START MATERIAL
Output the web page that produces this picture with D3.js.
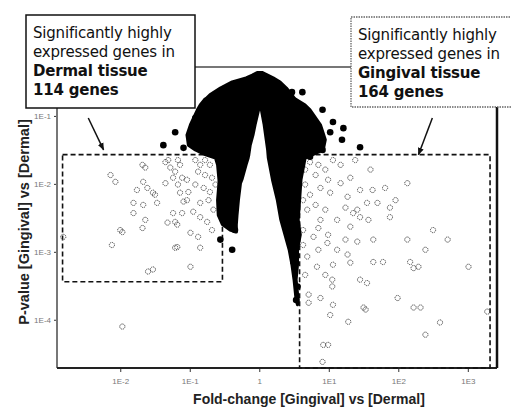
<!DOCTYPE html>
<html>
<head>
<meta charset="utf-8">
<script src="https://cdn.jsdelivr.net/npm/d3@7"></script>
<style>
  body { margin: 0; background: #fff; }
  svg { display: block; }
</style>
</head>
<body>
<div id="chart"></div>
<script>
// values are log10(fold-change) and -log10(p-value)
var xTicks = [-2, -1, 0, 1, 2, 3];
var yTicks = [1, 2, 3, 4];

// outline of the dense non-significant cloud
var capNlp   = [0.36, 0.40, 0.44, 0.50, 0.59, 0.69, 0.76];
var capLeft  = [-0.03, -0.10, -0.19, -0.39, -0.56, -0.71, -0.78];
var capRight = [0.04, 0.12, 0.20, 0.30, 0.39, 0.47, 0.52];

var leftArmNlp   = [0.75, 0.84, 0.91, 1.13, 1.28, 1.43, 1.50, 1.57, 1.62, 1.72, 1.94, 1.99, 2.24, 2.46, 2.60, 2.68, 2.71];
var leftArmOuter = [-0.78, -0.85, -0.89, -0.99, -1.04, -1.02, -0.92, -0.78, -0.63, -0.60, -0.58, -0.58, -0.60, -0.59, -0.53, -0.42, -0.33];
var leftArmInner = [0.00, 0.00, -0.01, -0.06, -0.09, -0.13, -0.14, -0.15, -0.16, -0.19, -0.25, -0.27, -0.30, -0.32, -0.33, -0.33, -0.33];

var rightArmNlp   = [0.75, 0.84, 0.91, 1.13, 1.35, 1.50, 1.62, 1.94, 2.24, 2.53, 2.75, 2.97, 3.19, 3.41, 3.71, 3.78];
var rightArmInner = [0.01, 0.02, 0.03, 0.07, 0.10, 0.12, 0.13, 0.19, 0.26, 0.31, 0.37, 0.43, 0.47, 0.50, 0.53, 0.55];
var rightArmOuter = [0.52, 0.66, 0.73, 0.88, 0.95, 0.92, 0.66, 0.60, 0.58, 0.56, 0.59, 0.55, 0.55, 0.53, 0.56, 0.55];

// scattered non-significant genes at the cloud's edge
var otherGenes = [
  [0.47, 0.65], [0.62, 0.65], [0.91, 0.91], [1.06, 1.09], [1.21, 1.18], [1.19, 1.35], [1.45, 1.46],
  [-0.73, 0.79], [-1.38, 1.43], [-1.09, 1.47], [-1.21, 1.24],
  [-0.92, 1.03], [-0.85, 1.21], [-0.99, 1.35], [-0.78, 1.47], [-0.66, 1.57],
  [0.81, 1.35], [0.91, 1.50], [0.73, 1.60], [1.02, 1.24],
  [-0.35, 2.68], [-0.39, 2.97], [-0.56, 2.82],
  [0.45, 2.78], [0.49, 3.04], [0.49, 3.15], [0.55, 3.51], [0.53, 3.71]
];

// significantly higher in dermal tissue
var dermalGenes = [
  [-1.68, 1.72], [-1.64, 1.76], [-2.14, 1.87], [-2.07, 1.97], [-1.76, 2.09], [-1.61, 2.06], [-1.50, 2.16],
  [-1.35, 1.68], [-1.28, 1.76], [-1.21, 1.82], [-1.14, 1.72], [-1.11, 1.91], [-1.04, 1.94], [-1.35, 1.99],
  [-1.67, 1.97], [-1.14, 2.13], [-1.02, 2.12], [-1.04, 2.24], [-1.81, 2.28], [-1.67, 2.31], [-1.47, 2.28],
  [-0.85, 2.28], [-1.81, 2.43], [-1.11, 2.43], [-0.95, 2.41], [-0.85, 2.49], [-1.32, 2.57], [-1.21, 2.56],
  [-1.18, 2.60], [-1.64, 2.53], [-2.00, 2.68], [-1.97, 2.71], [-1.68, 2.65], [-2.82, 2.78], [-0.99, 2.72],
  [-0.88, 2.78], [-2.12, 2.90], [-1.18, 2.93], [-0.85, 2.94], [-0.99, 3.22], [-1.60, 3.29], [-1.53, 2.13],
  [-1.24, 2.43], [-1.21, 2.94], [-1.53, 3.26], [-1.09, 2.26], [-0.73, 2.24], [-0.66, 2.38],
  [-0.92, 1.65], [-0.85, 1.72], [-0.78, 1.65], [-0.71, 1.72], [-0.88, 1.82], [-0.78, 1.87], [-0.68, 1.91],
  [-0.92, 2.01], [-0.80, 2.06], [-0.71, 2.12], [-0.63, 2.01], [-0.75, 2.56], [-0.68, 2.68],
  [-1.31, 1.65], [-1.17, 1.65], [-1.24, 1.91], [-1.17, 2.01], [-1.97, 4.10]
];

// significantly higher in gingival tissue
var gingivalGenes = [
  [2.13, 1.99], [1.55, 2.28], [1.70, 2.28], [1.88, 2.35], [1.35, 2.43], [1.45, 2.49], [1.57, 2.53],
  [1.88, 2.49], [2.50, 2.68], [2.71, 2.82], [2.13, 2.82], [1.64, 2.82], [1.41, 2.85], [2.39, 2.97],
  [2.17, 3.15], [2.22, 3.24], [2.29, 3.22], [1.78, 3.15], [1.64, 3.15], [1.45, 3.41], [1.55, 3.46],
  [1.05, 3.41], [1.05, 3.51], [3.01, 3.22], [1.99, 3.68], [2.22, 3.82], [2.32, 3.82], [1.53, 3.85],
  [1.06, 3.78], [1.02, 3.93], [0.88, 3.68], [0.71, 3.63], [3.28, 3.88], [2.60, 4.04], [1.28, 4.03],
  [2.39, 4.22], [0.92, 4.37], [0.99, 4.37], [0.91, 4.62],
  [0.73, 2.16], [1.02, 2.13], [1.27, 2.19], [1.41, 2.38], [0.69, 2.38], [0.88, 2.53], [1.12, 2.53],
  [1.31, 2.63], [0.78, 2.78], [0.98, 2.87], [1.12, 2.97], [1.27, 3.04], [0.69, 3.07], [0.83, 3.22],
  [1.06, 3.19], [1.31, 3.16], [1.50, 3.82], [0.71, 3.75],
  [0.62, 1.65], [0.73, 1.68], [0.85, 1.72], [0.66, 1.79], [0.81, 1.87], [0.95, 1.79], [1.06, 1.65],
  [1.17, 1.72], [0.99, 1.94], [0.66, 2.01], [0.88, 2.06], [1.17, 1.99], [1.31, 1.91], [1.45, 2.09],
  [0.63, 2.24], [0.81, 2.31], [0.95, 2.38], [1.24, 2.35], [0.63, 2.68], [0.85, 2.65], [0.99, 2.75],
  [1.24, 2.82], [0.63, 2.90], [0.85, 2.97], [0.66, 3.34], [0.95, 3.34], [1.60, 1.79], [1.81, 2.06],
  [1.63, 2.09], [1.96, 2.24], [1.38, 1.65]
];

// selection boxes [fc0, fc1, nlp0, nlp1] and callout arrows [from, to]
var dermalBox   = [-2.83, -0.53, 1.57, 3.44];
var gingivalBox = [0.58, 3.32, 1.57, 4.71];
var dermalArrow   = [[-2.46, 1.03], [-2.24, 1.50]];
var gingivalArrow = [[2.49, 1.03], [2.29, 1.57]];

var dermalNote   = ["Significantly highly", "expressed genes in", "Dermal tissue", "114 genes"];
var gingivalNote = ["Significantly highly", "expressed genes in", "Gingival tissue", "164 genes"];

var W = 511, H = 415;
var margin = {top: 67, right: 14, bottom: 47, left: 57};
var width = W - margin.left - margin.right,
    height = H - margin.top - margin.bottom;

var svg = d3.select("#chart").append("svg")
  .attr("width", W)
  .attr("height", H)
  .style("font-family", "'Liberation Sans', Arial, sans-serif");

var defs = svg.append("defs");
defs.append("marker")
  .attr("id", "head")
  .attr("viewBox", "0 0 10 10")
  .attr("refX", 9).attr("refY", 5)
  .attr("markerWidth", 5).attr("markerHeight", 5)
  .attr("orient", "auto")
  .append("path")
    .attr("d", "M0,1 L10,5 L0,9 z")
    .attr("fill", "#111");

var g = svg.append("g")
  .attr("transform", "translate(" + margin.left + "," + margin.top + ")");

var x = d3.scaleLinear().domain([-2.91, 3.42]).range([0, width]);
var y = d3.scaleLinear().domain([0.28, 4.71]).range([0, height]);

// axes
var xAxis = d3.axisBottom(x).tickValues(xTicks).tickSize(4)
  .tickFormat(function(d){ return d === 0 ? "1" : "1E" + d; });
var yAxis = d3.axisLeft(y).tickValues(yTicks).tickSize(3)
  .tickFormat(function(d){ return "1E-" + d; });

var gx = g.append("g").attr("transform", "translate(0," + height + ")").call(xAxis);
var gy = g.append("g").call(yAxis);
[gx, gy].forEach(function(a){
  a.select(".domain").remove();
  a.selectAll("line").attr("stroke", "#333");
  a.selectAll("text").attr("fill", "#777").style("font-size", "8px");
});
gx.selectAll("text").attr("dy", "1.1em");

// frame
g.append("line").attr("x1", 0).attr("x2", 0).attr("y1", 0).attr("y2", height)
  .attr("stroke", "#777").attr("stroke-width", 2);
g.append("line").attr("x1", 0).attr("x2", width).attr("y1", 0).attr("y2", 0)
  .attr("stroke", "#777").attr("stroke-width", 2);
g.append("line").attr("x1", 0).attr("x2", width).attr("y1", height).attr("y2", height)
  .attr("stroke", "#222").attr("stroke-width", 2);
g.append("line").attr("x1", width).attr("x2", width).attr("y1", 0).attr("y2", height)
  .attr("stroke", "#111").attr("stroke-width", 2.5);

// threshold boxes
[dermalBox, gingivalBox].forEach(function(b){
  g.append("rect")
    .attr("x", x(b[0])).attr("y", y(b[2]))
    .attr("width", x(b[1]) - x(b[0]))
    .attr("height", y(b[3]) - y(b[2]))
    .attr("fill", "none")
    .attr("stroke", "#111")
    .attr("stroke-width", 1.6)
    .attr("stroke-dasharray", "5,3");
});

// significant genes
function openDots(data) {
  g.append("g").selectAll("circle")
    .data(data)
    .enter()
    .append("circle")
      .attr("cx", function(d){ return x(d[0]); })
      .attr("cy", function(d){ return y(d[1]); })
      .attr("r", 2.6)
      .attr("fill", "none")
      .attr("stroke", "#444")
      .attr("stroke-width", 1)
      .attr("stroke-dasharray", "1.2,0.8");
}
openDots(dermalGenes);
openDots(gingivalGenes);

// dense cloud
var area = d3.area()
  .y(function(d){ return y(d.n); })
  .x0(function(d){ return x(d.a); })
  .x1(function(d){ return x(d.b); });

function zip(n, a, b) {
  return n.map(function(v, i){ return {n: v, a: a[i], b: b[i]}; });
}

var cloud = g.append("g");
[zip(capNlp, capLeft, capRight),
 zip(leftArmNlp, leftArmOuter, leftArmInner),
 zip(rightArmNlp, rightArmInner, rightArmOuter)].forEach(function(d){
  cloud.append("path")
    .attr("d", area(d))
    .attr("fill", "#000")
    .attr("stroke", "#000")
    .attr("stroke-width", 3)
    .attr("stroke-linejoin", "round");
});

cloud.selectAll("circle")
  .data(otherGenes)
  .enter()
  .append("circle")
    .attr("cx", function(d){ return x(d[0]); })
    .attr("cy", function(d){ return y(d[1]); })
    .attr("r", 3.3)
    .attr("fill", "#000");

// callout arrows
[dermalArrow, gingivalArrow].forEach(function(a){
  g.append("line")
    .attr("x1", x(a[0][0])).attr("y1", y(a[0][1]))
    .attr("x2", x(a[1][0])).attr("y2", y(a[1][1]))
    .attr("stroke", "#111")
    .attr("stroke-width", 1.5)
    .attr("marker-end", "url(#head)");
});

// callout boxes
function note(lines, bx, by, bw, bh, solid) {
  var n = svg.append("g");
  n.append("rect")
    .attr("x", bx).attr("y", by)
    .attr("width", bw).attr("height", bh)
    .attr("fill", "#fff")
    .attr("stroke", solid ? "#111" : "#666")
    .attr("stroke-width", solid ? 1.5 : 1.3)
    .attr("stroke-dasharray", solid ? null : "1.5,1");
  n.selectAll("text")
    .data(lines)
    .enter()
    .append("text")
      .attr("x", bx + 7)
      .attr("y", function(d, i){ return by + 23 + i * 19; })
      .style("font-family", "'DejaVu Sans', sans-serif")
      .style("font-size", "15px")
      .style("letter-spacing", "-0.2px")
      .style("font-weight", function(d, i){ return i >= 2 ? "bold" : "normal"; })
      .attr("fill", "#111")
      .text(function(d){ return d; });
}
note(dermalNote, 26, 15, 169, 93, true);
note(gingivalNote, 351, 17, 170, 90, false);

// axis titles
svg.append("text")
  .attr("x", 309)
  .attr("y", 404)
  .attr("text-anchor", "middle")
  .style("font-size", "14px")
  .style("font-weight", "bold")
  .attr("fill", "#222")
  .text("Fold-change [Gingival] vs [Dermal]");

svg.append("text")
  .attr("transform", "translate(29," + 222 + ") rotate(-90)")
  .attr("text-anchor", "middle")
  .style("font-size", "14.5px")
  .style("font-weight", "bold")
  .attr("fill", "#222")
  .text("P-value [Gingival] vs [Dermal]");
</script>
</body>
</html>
END MATERIAL
== WHAT IS BEING ASKED ==
Without the pictures, please reproduce each line of the listing above exactly, from the first one through the line bearing "0.53, 0.56, 0.55];".

== ANSWER TO THIS TASK ==
Output the web page that produces this picture with D3.js.
<!DOCTYPE html>
<html>
<head>
<meta charset="utf-8">
<script src="https://cdn.jsdelivr.net/npm/d3@7"></script>
<style>
  body { margin: 0; background: #fff; }
  svg { display: block; }
</style>
</head>
<body>
<div id="chart"></div>
<script>
// values are log10(fold-change) and -log10(p-value)
var xTicks = [-2, -1, 0, 1, 2, 3];
var yTicks = [1, 2, 3, 4];

// outline of the dense non-significant cloud
var capNlp   = [0.36, 0.40, 0.44, 0.50, 0.59, 0.69, 0.76];
var capLeft  = [-0.03, -0.10, -0.19, -0.39, -0.56, -0.71, -0.78];
var capRight = [0.04, 0.12, 0.20, 0.30, 0.39, 0.47, 0.52];

var leftArmNlp   = [0.75, 0.84, 0.91, 1.13, 1.28, 1.43, 1.50, 1.57, 1.62, 1.72, 1.94, 1.99, 2.24, 2.46, 2.60, 2.68, 2.71];
var leftArmOuter = [-0.78, -0.85, -0.89, -0.99, -1.04, -1.02, -0.92, -0.78, -0.63, -0.60, -0.58, -0.58, -0.60, -0.59, -0.53, -0.42, -0.33];
var leftArmInner = [0.00, 0.00, -0.01, -0.06, -0.09, -0.13, -0.14, -0.15, -0.16, -0.19, -0.25, -0.27, -0.30, -0.32, -0.33, -0.33, -0.33];

var rightArmNlp   = [0.75, 0.84, 0.91, 1.13, 1.35, 1.50, 1.62, 1.94, 2.24, 2.53, 2.75, 2.97, 3.19, 3.41, 3.71, 3.78];
var rightArmInner = [0.01, 0.02, 0.03, 0.07, 0.10, 0.12, 0.13, 0.19, 0.26, 0.31, 0.37, 0.43, 0.47, 0.50, 0.53, 0.55];
var rightArmOuter = [0.52, 0.66, 0.73, 0.88, 0.95, 0.92, 0.66, 0.60, 0.58, 0.56, 0.59, 0.55, 0.55, 0.53, 0.56, 0.55];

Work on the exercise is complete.